Power Finance Corporation (PFC), a Maharatna public sector undertaking under the Ministry of Power, continues its strategic focus on enhancing India’s power infrastructure. Recently, PFC informed about the incorporation of
Fatehgarh II And Barmer I PS Transmission Limited, a wholly owned subsidiary of
PFC Consulting Limited, which itself is a wholly owned subsidiary of PFC.
This development is a significant step in the company’s efforts to strengthen transmission networks, supporting renewable energy integration and overall grid stability across the country.
Understanding the New Subsidiary’s Role
Fatehgarh II And Barmer I PS Transmission Limited has been set up as a Special Purpose Vehicle (SPV) to implement inter-state transmission system (ISTS) projects.
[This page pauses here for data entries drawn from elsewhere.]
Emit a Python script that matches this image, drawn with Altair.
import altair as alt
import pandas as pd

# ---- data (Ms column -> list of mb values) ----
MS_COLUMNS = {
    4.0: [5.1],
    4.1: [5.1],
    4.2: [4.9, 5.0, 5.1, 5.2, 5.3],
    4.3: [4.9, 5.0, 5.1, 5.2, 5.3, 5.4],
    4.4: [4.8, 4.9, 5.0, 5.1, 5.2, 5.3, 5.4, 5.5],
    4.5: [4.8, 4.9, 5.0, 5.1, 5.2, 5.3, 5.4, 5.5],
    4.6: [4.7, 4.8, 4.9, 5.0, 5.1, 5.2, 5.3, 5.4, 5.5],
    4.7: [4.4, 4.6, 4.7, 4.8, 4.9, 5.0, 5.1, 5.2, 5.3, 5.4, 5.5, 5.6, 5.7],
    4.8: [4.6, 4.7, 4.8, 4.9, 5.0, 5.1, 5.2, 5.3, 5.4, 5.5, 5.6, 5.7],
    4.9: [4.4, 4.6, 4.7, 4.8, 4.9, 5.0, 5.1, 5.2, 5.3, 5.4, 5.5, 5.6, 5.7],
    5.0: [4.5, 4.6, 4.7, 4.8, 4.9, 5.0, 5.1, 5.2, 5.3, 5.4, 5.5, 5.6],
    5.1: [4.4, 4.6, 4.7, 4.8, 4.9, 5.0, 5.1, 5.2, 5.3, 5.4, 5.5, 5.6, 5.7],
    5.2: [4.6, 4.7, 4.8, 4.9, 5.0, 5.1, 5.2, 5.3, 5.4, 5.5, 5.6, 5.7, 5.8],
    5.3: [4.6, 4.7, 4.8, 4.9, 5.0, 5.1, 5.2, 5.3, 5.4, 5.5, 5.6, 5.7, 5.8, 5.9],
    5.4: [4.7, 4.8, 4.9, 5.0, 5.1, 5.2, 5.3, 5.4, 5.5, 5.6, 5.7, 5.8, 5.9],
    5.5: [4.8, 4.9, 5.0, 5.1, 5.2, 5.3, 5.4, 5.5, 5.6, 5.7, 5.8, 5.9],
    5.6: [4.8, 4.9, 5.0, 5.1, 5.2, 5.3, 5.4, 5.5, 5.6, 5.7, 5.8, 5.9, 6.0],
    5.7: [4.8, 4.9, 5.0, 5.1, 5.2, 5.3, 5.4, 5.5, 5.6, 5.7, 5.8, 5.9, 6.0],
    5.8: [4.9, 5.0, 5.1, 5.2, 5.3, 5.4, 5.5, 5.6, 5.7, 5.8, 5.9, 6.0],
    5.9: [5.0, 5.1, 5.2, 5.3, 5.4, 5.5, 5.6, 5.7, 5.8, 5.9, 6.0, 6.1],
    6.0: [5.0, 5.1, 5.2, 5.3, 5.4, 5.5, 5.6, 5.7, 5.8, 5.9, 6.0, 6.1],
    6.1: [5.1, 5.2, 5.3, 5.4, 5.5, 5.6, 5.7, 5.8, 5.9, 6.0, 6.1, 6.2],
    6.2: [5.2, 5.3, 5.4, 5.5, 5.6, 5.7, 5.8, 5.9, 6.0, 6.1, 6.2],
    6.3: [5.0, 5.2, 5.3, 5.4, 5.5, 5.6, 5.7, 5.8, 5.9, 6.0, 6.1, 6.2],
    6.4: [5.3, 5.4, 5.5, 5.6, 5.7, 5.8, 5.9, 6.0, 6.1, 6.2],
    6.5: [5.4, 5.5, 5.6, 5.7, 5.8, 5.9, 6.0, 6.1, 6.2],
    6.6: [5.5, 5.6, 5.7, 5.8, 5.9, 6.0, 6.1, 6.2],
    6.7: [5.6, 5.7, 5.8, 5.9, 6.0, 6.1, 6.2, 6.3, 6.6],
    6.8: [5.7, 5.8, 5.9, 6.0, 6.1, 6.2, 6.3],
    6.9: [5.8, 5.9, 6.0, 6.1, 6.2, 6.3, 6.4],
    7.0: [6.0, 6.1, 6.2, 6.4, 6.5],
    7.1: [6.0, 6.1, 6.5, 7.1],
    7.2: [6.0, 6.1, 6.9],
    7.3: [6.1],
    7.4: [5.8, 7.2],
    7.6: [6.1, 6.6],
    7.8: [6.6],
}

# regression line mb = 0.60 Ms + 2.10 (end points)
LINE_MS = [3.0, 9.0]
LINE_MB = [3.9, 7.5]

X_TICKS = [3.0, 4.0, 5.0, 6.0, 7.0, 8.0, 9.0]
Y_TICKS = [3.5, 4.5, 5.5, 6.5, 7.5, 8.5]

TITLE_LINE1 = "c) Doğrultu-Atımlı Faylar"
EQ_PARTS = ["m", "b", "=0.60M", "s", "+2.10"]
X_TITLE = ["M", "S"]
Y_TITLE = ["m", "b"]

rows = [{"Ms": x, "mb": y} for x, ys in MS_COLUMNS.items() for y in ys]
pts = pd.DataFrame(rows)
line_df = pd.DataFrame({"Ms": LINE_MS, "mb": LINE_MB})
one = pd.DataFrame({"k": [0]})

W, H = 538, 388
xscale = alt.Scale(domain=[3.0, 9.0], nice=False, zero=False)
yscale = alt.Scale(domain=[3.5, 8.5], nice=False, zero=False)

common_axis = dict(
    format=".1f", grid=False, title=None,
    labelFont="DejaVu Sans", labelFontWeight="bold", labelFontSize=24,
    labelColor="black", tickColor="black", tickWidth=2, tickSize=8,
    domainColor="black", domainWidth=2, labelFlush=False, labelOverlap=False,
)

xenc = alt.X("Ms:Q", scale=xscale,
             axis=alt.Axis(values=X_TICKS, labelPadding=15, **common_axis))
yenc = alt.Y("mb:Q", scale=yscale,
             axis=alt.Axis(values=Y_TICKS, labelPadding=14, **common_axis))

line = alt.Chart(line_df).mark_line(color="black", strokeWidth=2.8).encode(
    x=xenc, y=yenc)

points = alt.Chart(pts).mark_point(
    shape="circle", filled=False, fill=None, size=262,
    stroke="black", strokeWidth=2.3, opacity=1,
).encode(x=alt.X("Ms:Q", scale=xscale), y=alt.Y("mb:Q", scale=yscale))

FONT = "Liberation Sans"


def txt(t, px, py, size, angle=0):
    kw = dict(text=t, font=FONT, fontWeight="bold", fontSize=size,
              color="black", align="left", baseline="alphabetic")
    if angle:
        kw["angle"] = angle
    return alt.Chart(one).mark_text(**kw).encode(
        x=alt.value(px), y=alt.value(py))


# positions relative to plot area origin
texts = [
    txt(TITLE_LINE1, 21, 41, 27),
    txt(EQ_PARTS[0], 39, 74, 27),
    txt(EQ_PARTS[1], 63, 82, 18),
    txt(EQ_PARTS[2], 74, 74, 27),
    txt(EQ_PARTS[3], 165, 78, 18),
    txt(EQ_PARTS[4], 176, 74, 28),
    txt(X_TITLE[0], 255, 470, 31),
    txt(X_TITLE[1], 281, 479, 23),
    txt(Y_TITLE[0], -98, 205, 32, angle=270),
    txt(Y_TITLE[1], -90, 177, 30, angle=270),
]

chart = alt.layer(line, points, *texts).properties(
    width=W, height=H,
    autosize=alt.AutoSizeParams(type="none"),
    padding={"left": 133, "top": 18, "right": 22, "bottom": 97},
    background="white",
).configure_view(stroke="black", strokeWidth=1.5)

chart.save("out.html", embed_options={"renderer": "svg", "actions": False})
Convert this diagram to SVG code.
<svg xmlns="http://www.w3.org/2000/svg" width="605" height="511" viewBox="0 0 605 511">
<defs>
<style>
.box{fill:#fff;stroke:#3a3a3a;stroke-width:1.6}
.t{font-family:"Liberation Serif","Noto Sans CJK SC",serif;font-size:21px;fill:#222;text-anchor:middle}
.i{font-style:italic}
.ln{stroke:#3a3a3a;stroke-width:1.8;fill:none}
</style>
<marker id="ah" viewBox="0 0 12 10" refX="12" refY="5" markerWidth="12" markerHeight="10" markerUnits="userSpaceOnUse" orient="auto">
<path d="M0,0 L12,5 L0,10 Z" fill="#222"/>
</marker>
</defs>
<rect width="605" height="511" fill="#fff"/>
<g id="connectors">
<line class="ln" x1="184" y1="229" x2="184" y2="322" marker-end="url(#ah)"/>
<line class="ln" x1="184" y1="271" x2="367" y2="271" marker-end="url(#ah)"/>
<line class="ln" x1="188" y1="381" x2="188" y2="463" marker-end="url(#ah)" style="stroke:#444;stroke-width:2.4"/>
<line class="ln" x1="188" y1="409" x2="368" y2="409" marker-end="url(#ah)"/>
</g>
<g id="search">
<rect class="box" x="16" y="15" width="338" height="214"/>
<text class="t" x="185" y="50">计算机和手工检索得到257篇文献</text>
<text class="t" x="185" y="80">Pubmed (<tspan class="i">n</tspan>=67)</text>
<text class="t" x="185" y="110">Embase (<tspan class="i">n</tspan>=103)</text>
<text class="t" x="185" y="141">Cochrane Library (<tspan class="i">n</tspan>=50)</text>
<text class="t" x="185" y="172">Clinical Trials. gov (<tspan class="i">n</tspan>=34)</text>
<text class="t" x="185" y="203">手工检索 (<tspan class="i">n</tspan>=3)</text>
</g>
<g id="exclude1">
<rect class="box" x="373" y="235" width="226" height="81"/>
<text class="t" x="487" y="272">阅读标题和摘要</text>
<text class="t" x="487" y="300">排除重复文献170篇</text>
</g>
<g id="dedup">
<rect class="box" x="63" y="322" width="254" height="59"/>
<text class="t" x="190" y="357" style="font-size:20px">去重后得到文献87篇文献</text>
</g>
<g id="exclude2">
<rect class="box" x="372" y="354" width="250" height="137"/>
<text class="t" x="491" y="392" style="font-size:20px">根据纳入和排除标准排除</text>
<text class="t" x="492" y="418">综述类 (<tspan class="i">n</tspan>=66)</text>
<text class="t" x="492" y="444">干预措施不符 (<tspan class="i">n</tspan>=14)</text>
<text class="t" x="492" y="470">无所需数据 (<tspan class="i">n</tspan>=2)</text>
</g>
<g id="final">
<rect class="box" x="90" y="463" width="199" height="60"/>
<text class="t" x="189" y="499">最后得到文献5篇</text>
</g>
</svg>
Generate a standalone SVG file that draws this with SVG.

The transmission lines will enable efficient evacuation of renewable energy from solar and wind energy zones in Rajasthan, ensuring reliable power supply to the grid.
This move aligns with the government’s agenda to boost green energy infrastructure and transition toward a more sustainable energy ecosystem. With Rajasthan being a hub for renewable energy production, such projects will not only enhance grid capacity but also ensure better energy distribution across regions.
Key Financial Highlights of PFC
PFC remains a robust financial entity in the Indian power sector, reflected by its impressive market performance:
- Market Cap: ₹1,45,897 Cr.
- Current Price: ₹442
- 52-Week High/Low: ₹580 / ₹352
- Stock P/E: 6.92 (significantly below the industry average, indicating potential value for investors).
- Book Value: ₹333
- Dividend Yield: 3.00% (highlighting its attractiveness for income investors).
- Return on Capital Employed (ROCE): 9.85%
- Return on Equity (ROE): 21.3%
The financial strength of PFC underscores its ability to undertake and execute large-scale projects such as the Fatehgarh-Barmer transmission network.
Strategic Importance for PFC
- Boosting Renewable Energy Transmission: The incorporation of the new subsidiary is in line with India’s renewable energy goals. It supports the seamless integration of renewable energy into the national grid, reducing reliance on fossil fuels.
- Strengthening Leadership in Power Finance: PFC continues to play a critical role as a key financer and developer in India’s power sector, especially in renewable energy and transmission infrastructure.
- Enhanced Value for Shareholders: With its stable dividend yield and consistent financial performance, the company ensures long-term value creation for its investors.
Investor Perspective
PFC’s incorporation of Fatehgarh II And Barmer I PS Transmission Limited adds to its portfolio of strategic investments in India’s power sector. Given its undervalued stock price (P/E of 6.92) and strong dividend yield, it presents an attractive opportunity for both growth and income-focused investors.
Additionally, its role in facilitating India’s energy transition further strengthens its position as a key player in the sector, making it a valuable addition to any portfolio aligned with ESG (Environmental, Social, and Governance) principles.
Conclusion
The establishment of Fatehgarh II And Barmer I PS Transmission Limited reaffirms PFC’s commitment to driving India’s power sector growth while aligning with national renewable energy goals. Backed by strong financials and strategic foresight, PFC is well-positioned to capitalize on future opportunities in the evolving energy landscape. For investors, the company offers a combination of stability, value, and growth potential in an increasingly sustainable energy economy.